Most of the human cases were traced to direct contact with poultry, especially in Southeast Asia where many people have backyard flocks and few wear gloves or masks while handling them. The few suspected human-to-human transmissions occurred in those who were closely involved in caring for an infected relative.
But as long as the virus continues to circulate, the threat that it could mutate to pass more easily among humans remains, according to the U.N. report.
The Hong Kong poultry outbreak last month is significant because the government thought it had stamped out H5N1 in the Chinese territory after an outbreak in 2003. Since then, Hong Kong has vaccinated poultry against the virus and strictly regulated farm sanitation.
The government ordered the slaughter of 80,000 fowl at two large farms after the latest outbreak killed 60 chickens at one of the farms. Investigators are looking for the source of the infection and testing the effectiveness of the vaccine used since 2003 to inoculate chickens, geese and ducks against H5N1.
Hong Kong uses a vaccine that protects poultry against several flu subtypes. But some scientists believe that the H5N1 virus may have mutated to break through the vaccine. Flu viruses change constantly, which is why human vaccines for seasonal flu are modified every year, said Scott P. Layne, a professor of epidemiology and environmental health sciences at UCLA.
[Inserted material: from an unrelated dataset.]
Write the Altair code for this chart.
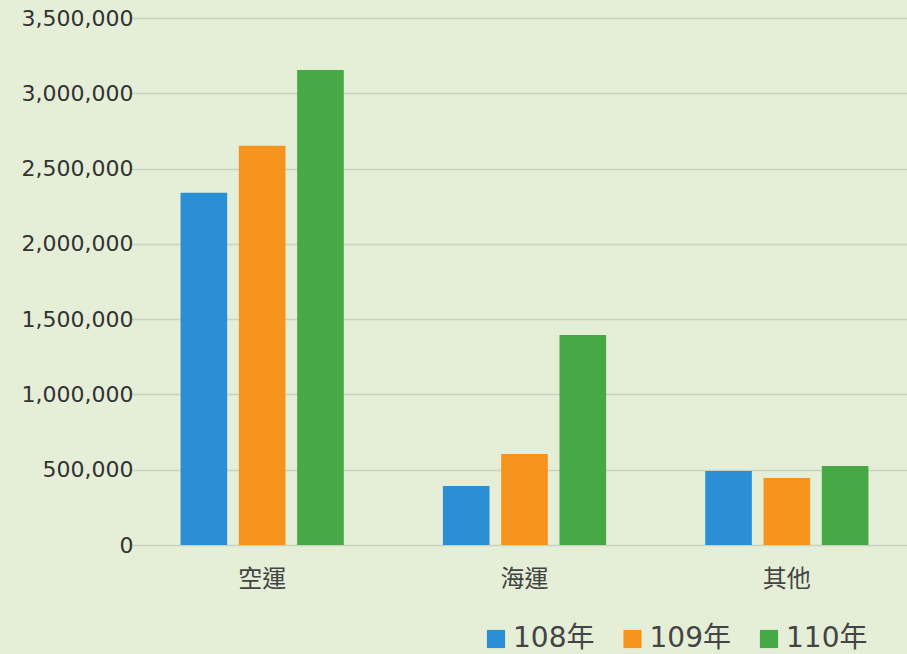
import altair as alt
import pandas as pd

categories = ["空運", "海運", "其他"]
years = ["108年", "109年", "110年"]
values_108 = [2340000, 392000, 491000]
values_109 = [2652000, 604000, 445000]
values_110 = [3155000, 1394000, 525000]
colors = ["#2a8fd4", "#f7941d", "#47a846"]
y_ticks = [0, 500000, 1000000, 1500000, 2000000, 2500000, 3000000, 3500000]

rows = []
for i, c in enumerate(categories):
    for y, vals in zip(years, [values_108, values_109, values_110]):
        rows.append({"類別": c, "年度": y, "數量": vals[i]})
df = pd.DataFrame(rows)

bg = "#e5eed7"

chart = alt.Chart(df).mark_bar().encode(
    x=alt.X("類別:N", sort=categories, title=None,
            scale=alt.Scale(range=[-14, 773], paddingInner=0, paddingOuter=0),
            axis=alt.Axis(labelAngle=0, domain=False, ticks=False, labelPadding=22,
                          labelFontSize=24, labelColor="#444444",
                          labelFont="Noto Sans CJK TC")),
    xOffset=alt.XOffset("年度:N", sort=years,
                        scale=alt.Scale(paddingInner=0.2, paddingOuter=0.85)),
    y=alt.Y("數量:Q", title=None,
            scale=alt.Scale(domain=[0, 3500000], nice=False),
            axis=alt.Axis(values=y_ticks, labelExpr="format(datum.value, ',d')",
                          domain=False, ticks=False,
                          labelPadding=12, labelFontSize=22, labelColor="#333333",
                          labelFont="DejaVu Sans", gridColor="#c9d1c0", gridWidth=1.5)),
    color=alt.Color("年度:N", sort=years,
                    scale=alt.Scale(domain=years, range=colors),
                    legend=alt.Legend(title=None, orient="none", direction="horizontal",
                                      legendX=337, legendY=607,
                                      symbolType="square", symbolSize=330,
                                      symbolStrokeWidth=0, labelFontSize=28,
                                      labelFont="DejaVu Sans, Noto Sans CJK TC",
                                      labelColor="#444444", labelOffset=3,
                                      columnPadding=23.5, padding=0)),
).properties(
    width=757, height=527,
    background=bg,
    padding={"left": 145, "top": 18, "right": 5, "bottom": 109},
    autosize=alt.AutoSizeParams(type="none"),
).configure_view(stroke=None)

chart.save("out.html", embed_options={"renderer": "svg", "actions": False})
Mainland China is using a newer poultry vaccine developed specifically for H5N1. But vaccination programs there and in Vietnam have not eliminated outbreaks.
The vaccine itself could be the problem, said Robert Webster, a virologist and avian flu expert at St. Jude Children's Research Hospital in Memphis, Tenn.
Vaccines should be used only in areas where the virus is out of control, and then only temporarily, he said. That is because routinely administering the vaccine encourages the evolution to resistant strains.
Some countries have managed to stop the virus by culling infected poultry flocks. Japan, South Korea and Malaysia are considered to be free of H5N1, according to the World Health Organization.
But the virus appears to be entrenched in Indonesia, parts of China, Vietnam, Egypt and other countries where backyard flocks are more difficult to regulate than commercial chicken farms, according to the United Nations' Food and Agriculture Organization.
Though bird flu viruses are common, highly pathological ones such as the 1918 virus and H5N1 -- which has been lethal to 100% of chickens infected and 63% of humans known to be infected -- are rare.
Scientists have little experience with which to gauge how H5N1 will evolve.
But, Webster said, "We still have to treat this as a potentially very, very dangerous virus."